Direction — Take the lines beginning with the one that contains "Reproduce this diagram with TikZ." and ending with the one that contains "(0,0) rectangle (886,447);", and set them down exactly. Omit all pictures.

Available data —
────

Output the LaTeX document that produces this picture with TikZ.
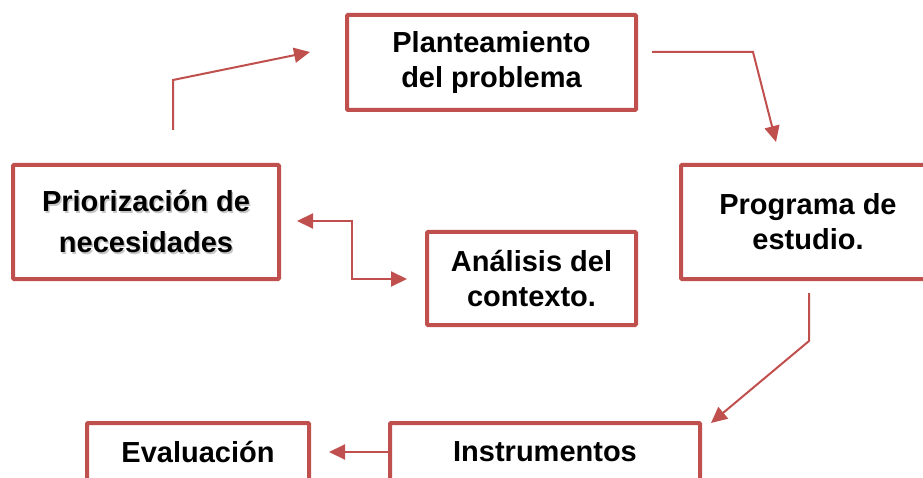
\documentclass[tikz,border=0pt]{standalone}
\usepackage{fontspec}
\setmainfont{Liberation Sans}
\usetikzlibrary{arrows.meta}
\definecolor{boxred}{HTML}{C0504D}
\begin{document}
\begin{tikzpicture}[x=1pt,y=-1pt,
  box/.style={draw=boxred,line width=4pt,rectangle,rounded corners=1pt,inner sep=0pt,
    align=center,font=\bfseries\fontsize{29}{35}\selectfont},
  conn/.style={draw=boxred,line width=2pt,-{Triangle[length=16pt,width=15pt]}},
  conn2/.style={draw=boxred,line width=2pt,{Triangle[length=16pt,width=15pt]}-{Triangle[length=16pt,width=15pt]}}]
\useasboundingbox (0,0) rectangle (923,478);
\clip (0,0) rectangle (923,478);
\node[box,minimum width=289pt,minimum height=95pt] (plan) at (491.5,62.5)
  {\fontsize{29}{34}\selectfont Planteamiento\\del problema};
\node[box,minimum width=266pt,minimum height=114pt] (prio) at (146,222)
  {\fontsize{29}{41}\selectfont\phantom{Priorización de}\\\phantom{necesidades}};
\node[font=\bfseries\fontsize{29}{41}\selectfont,align=center,text=black!22,inner sep=0pt] (prioshadow) at ([shift={(1.5,1.5)}]prio.center)
  {Priorización de\\necesidades};
\node[font=\bfseries\fontsize{29}{41}\selectfont,align=center,inner sep=0pt] (priotext) at (prio.center)
  {Priorización de\\necesidades};
\node[box,minimum width=209pt,minimum height=93pt] (anal) at (531.5,278.5)
  {\fontsize{29}{35}\selectfont Análisis del\\contexto.};
\node[box,minimum width=254pt,minimum height=114pt] (prog) at (808,222)
  {\fontsize{29}{38}\selectfont Programa de\\estudio.};
\node[box,minimum width=222pt,minimum height=58pt] (eval) at (198,452) {Evaluación};
\node[box,minimum width=310pt,minimum height=58pt] (instr) at (545,452) {Instrumentos};
% connectors
\coordinate (a1s) at (173,130);
\coordinate (a1t) at (310,52);
\draw[conn] (a1s) -- (173,80) -- (a1t);
\coordinate (a2s) at (652,52);
\coordinate (a2t) at (776,142);
\draw[conn] (a2s) -- (753,52) -- (a2t);
\coordinate (a3s) at (297,221);
\coordinate (a3t) at (407,279);
\draw[conn2] (a3s) -- (352,221) -- (352,279) -- (a3t);
\coordinate (a4s) at (809,293);
\coordinate (a4t) at (711,423);
\draw[conn] (a4s) -- (809,341) -- (a4t);
\coordinate (a5t) at (329,452);
\draw[conn] (instr.west) -- (a5t);
\end{tikzpicture}
\end{document}
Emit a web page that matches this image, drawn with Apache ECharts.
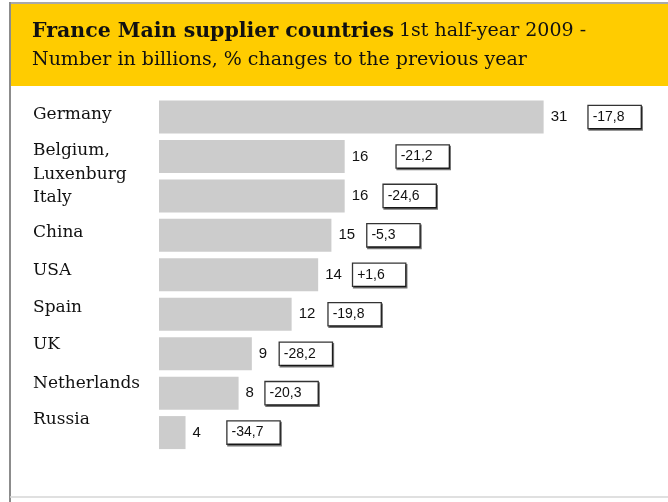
<!DOCTYPE html>
<html>
<head>
<meta charset="utf-8">
<script src="https://cdn.jsdelivr.net/npm/echarts@6/dist/echarts.min.js"></script>
<style>
  html, body { margin: 0; padding: 0; background: #fff; }
  #chart { width: 668px; height: 502px; }
</style>
</head>
<body>
<div id="chart"></div>
<script>
// Main supplier countries of France, 1st half-year 2009
const countries = ['Germany', 'Belgium, Luxenburg', 'Italy', 'China', 'USA', 'Spain', 'UK', 'Netherlands', 'Russia'];
const imports = [31, 16, 16, 15, 14, 12, 9, 8, 4];            // billions
const changes = [-17.8, -21.2, -24.6, -5.3, 1.6, -19.8, -28.2, -20.3, -34.7]; // % vs previous year

// Layout tweaks per row (pixels)
const labelShift = [-2, 6, 2, -2.5, -4, -7, -9, -10, -12.5]; // vertical nudge of country names
const numberSlot = [38, 45, 32, 29, 28, 30, 21, 20, 35];     // space between value and change box

function fmtChange(v) {
  const s = Math.abs(v).toFixed(1).replace('.', ',');
  return (v > 0 ? '+' : '-') + s;
}

const rich = {
  box: {
    fontFamily: 'Liberation Sans, Arial, sans-serif',
    fontSize: 14,
    color: '#111',
    width: 44,
    height: 20,
    lineHeight: 20,
    padding: [1, 4],
    align: 'left',
    backgroundColor: '#fff',
    borderColor: '#333',
    borderWidth: 1.3,
    shadowColor: 'rgba(0,0,0,0.55)',
    shadowOffsetX: 1,
    shadowOffsetY: 1.5,
    shadowBlur: 0
  }
};
numberSlot.forEach((w, i) => {
  rich['n' + i] = {
    fontFamily: 'Liberation Sans Narrow, Liberation Sans, Arial, sans-serif',
    fontSize: 15,
    color: '#111',
    width: w,
    align: 'left'
  };
});

const catRich = {};
labelShift.forEach((d, i) => {
  catRich['c' + i] = {
    fontFamily: 'DejaVu Serif, serif',
    fontSize: 17,
    lineHeight: 24,
    color: '#111',
    padding: d < 0 ? [0, 0, -2 * d, 0] : [2 * d, 0, 0, 0]
  };
});

const chart = echarts.init(document.getElementById('chart'), null, { renderer: 'canvas' });

chart.setOption({
  animation: false,
  backgroundColor: '#fff',
  graphic: [
    { type: 'rect', z: 0, silent: true, shape: { x: 10, y: 4, width: 658, height: 82 }, style: { fill: '#FFCC00' } },
    { type: 'line', z: 1, silent: true, shape: { x1: 10, y1: 3, x2: 668, y2: 3 }, style: { stroke: '#8c8c8c', lineWidth: 1.5 } },
    { type: 'line', z: 1, silent: true, shape: { x1: 10, y1: 2, x2: 10, y2: 502 }, style: { stroke: '#8c8c8c', lineWidth: 2 } },
    { type: 'line', z: 1, silent: true, shape: { x1: 10, y1: 497, x2: 668, y2: 497 }, style: { stroke: '#d6d6d6', lineWidth: 1.5 } }
  ],
  title: {
    z: 10,
    left: 27,
    top: 12,
    text: '{a|France Main supplier countries} {b|1st half-year 2009 -}\n{b|Number in billions, % changes to the previous year}',
    textStyle: {
      fontWeight: 'normal',
      rich: {
        a: { fontFamily: 'DejaVu Serif, serif', fontSize: 20.5, fontWeight: 'bold', color: '#111', lineHeight: 29 },
        b: { fontFamily: 'DejaVu Serif, serif', fontSize: 19, fontWeight: 'normal', color: '#111', lineHeight: 29 }
      }
    }
  },
  grid: { left: 159, right: 5, top: 97.3, height: 355, containLabel: false },
  xAxis: {
    type: 'value',
    min: 2,
    max: 40,
    show: false
  },
  yAxis: {
    type: 'category',
    inverse: true,
    data: countries,
    axisLine: { show: false },
    axisTick: { show: false },
    splitLine: { show: false },
    axisLabel: {
      align: 'left',
      margin: 126,
      formatter: (name, idx) => '{c' + idx + '|' + name.replace(', ', ',\n') + '}',
      rich: catRich
    }
  },
  series: [{
    type: 'bar',
    data: imports,
    barWidth: 33,
    clip: true,
    itemStyle: { color: '#CCCCCC' },
    label: {
      show: true,
      position: 'right',
      distance: 7,
      formatter: p => '{n' + p.dataIndex + '|' + p.value + '}{box|' + fmtChange(changes[p.dataIndex]) + '}',
      rich: rich
    }
  }]
});
</script>
</body>
</html>
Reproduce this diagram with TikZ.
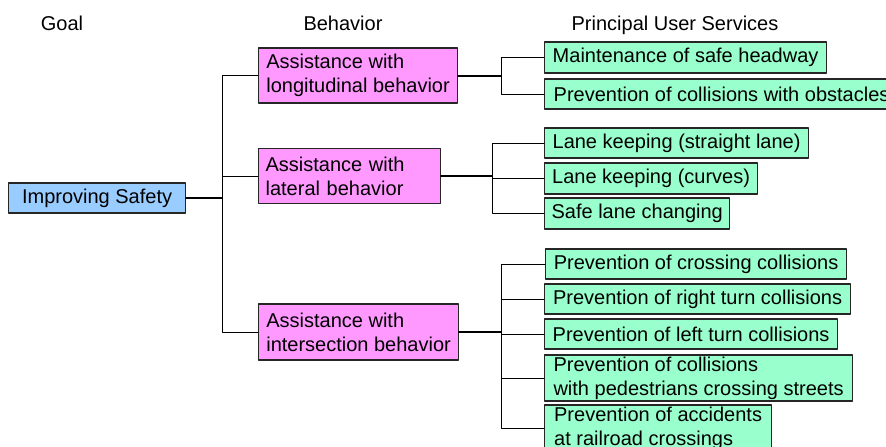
\documentclass[tikz,border=0pt]{standalone}
\usepackage{fontspec}
\setmainfont{Liberation Sans}
\definecolor{goalblue}{HTML}{99CCFF}
\definecolor{behpink}{HTML}{FF99FF}
\definecolor{servgreen}{HTML}{99FFCC}
\begin{document}
\begin{tikzpicture}[x=1pt,y=-1pt,line join=round,line cap=round,font=\fontsize{20}{24}\selectfont,
		box/.style={draw=black!85,line width=1.2pt,anchor=west,align=left,inner xsep=7pt,inner ysep=0pt},
		goalbox/.style={box,fill=goalblue,align=center},
		behbox/.style={box,fill=behpink},
		servbox/.style={box,fill=servgreen}]
			\useasboundingbox (0,0) rectangle (886,447);
			
			\node[anchor=base] (hG) at (62,30) {Goal};
			\node[anchor=base] (hB) at (343,30) {Behavior};
			\node[anchor=base] (hS) at (675,30) {Principal User Services};
			
			\node[goalbox,minimum width=177pt,minimum height=30pt] (goal) at (8,198) {Improving Safety};
			
			\node[behbox,minimum width=199pt,minimum height=55pt] (lon) at (258,75.5) {Assistance with\\longitudinal behavior};
			\node[behbox,text width=168pt,minimum height=55pt] (lat) at (258,176) {Assistance with\\lateral behavior};
			\node[behbox,minimum width=200pt,minimum height=56pt] (int) at (258,332) {Assistance with\\intersection behavior};
			
			\coordinate (J) at (222,198);
			\coordinate (K) at (501,75.5);
			\coordinate (L) at (492,176);
			\coordinate (M) at (501,332);
			
			\node[servbox,minimum width=282pt,minimum height=31pt] (headway) at (544,57.5) {Maintenance of safe headway};
			\node[servbox,minimum width=354pt,minimum height=30pt] (obst) at (544,94) {Prevention of collisions with obstacles};
			
			\node[servbox,minimum width=264pt,minimum height=30pt] (straight) at (544,143) {Lane keeping (straight lane)};
			\node[servbox,minimum width=213pt,minimum height=31pt] (curves) at (544,178.5) {Lane keeping (curves)};
			\node[servbox,minimum width=185pt,minimum height=31pt] (change) at (544,213.5) {Safe lane changing};
			
			\node[servbox,minimum width=301pt,minimum height=30pt] (cross) at (545,264) {Prevention of crossing collisions};
			\node[servbox,minimum width=306pt,minimum height=30pt] (right) at (544,299) {Prevention of right turn collisions};
			\node[servbox,minimum width=293pt,minimum height=30pt] (left) at (544,334) {Prevention of left turn collisions};
			\node[servbox,minimum width=308pt,minimum height=46pt] (ped) at (544,378) {Prevention of collisions\\with pedestrians crossing streets};
			\node[servbox,minimum width=227pt,minimum height=46pt] (rail) at (544,428) {Prevention of accidents\\at railroad crossings};
			
			\draw[line width=2pt] (goal.east)--(J);
			\draw[line width=1pt] (lon.west)-|(J) (lat.west)-|(J) (int.west)-|(J);
			
			\draw[line width=2pt] (lon.east)--(K);
			\draw[line width=1pt] (headway.west)-|(K) (obst.west)-|(K);
			
			\draw[line width=2pt] (lat.east)--(L);
			\draw[line width=1pt] (straight.west)-|(L) (curves.west)-|(L) (change.west)-|(L);
			
			\draw[line width=2pt] (int.east)--(M);
			\draw[line width=1pt] (cross.west)-|(M) (right.west)-|(M) (left.west)-|(M) (ped.west)-|(M) (rail.west)-|(M);
		\end{tikzpicture}
\end{document}
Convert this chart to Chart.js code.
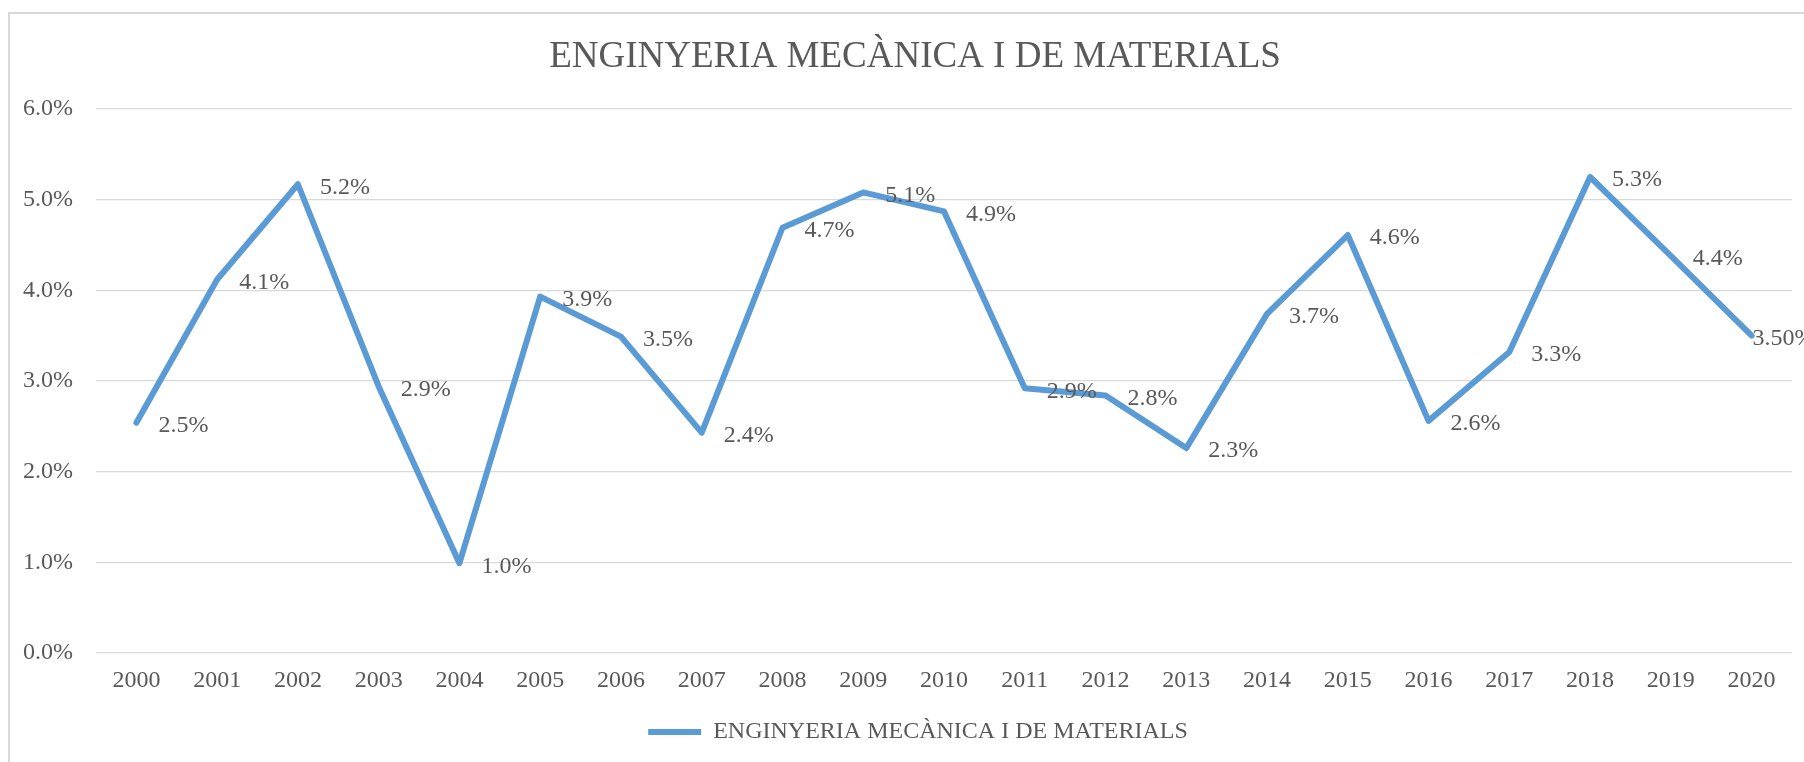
<!DOCTYPE html>
<html>
<head>
<meta charset="utf-8">
<title>Enginyeria Mecànica i de Materials</title>
<script src="https://cdn.jsdelivr.net/npm/chart.js@4.4.0/dist/chart.umd.min.js"></script>
<style>
  html, body { margin: 0; padding: 0; background: #fff; overflow: hidden; }
  canvas { display: block; }
</style>
</head>
<body>
<canvas id="myChart" width="1804" height="762"></canvas>
<script>
const years = ["2000", "2001", "2002", "2003", "2004", "2005", "2006", "2007", "2008", "2009", "2010",
  "2011", "2012", "2013", "2014", "2015", "2016", "2017", "2018", "2019", "2020"];
const rates = [2.54, 4.12, 5.17, 2.94, 0.99, 3.93, 3.49, 2.43, 4.69, 5.08, 4.87,
  2.92, 2.84, 2.26, 3.74, 4.61, 2.56, 3.32, 5.25, 4.38, 3.50];
const rateLabels = ["2.5%", "4.1%", "5.2%", "2.9%", "1.0%", "3.9%", "3.5%", "2.4%", "4.7%", "5.1%", "4.9%",
  "2.9%", "2.8%", "2.3%", "3.7%", "4.6%", "2.6%", "3.3%", "5.3%", "4.4%", "3.50%"];
const seriesName = "ENGINYERIA MECÀNICA I DE MATERIALS";

const textColor = "#595959";
const lineColor = "#5B9BD5";
const font = "Liberation Serif";

// light frame around the chart, like the office chart box
// (the original chart box runs a bit past the right edge of the picture)
const frame = {
  id: "frame",
  afterLayout(chart) {
    // centre title and legend on the whole chart box, not just the canvas
    chart.titleBlock.right = 1830;
    chart.legend.right = 1836;
  },
  beforeDraw(chart) {
    const c = chart.ctx;
    c.save();
    c.fillStyle = "#fff";
    c.fillRect(0, 0, chart.width, chart.height);
    c.strokeStyle = "#D9D9D9";
    c.lineWidth = 2;
    c.strokeRect(9, 13, chart.width + 40, chart.height + 40);
    c.restore();
  }
};

// value labels to the right of each point
const pointLabels = {
  id: "pointLabels",
  afterDatasetsDraw(chart) {
    const c = chart.ctx;
    const meta = chart.getDatasetMeta(0);
    c.save();
    c.font = "24px '" + font + "'";
    c.fillStyle = textColor;
    c.textAlign = "left";
    c.textBaseline = "middle";
    meta.data.forEach((pt, i) => {
      const dx = i === meta.data.length - 1 ? 1 : 22;
      c.fillText(rateLabels[i], pt.x + dx, pt.y + 3);
    });
    c.restore();
  }
};

const ctx = document.getElementById("myChart");
new Chart(ctx, {
  type: "line",
  data: {
    labels: years,
    datasets: [
      {
        label: seriesName,
        data: rates,
        borderColor: lineColor,
        backgroundColor: lineColor,
        borderWidth: 6,
        borderJoinStyle: "round",
        borderCapStyle: "round",
        tension: 0,
        pointRadius: 0,
        pointHoverRadius: 0,
        pointBorderWidth: 6,
        pointStyle: "line",
      },
    ],
  },
  options: {
    responsive: false,
    animation: false,
    layout: { padding: { left: 0, right: 12, top: 0, bottom: 8 } },
    plugins: {
      tooltip: { enabled: false },
      title: {
        display: true,
        text: seriesName,
        color: textColor,
        font: { family: font, size: 37, weight: "normal" },
        padding: { top: 35, bottom: 29.6 },
      },
      legend: {
        position: "bottom",
        labels: {
          color: textColor,
          font: { family: font, size: 24 },
          usePointStyle: true,
          pointStyle: "line",
          pointStyleWidth: 53,
          padding: 10,
        },
      },
    },
    scales: {
      x: {
        offset: true,
        grid: { display: false, drawTicks: false },
        border: { display: false },
        ticks: {
          color: textColor,
          font: { family: font, size: 24 },
          padding: 13,
          maxRotation: 0,
          autoSkip: false,
        },
        afterFit(scale) { scale.height = 57; },
      },
      y: {
        min: 0,
        max: 6,
        grid: { color: "#D9D9D9", lineWidth: 1.3, drawTicks: false },
        border: { display: false },
        ticks: {
          stepSize: 1,
          color: textColor,
          font: { family: font, size: 24 },
          padding: 23,
          callback: (v) => v.toFixed(1) + "%",
        },
        afterFit(scale) { scale.width = 96; },
      },
    },
  },
  plugins: [frame, pointLabels],
});
</script>
</body>
</html>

────

Expected answer —
Reproduce this diagram with TikZ.
\documentclass[tikz,border=0pt]{standalone}
\usepackage{fontspec}
\setmainfont{Liberation Sans}
\definecolor{goalblue}{HTML}{99CCFF}
\definecolor{behpink}{HTML}{FF99FF}
\definecolor{servgreen}{HTML}{99FFCC}
\begin{document}
\begin{tikzpicture}[x=1pt,y=-1pt,line join=round,line cap=round,font=\fontsize{20}{24}\selectfont,
		box/.style={draw=black!85,line width=1.2pt,anchor=west,align=left,inner xsep=7pt,inner ysep=0pt},
		goalbox/.style={box,fill=goalblue,align=center},
		behbox/.style={box,fill=behpink},
		servbox/.style={box,fill=servgreen}]
			\useasboundingbox (0,0) rectangle (886,447);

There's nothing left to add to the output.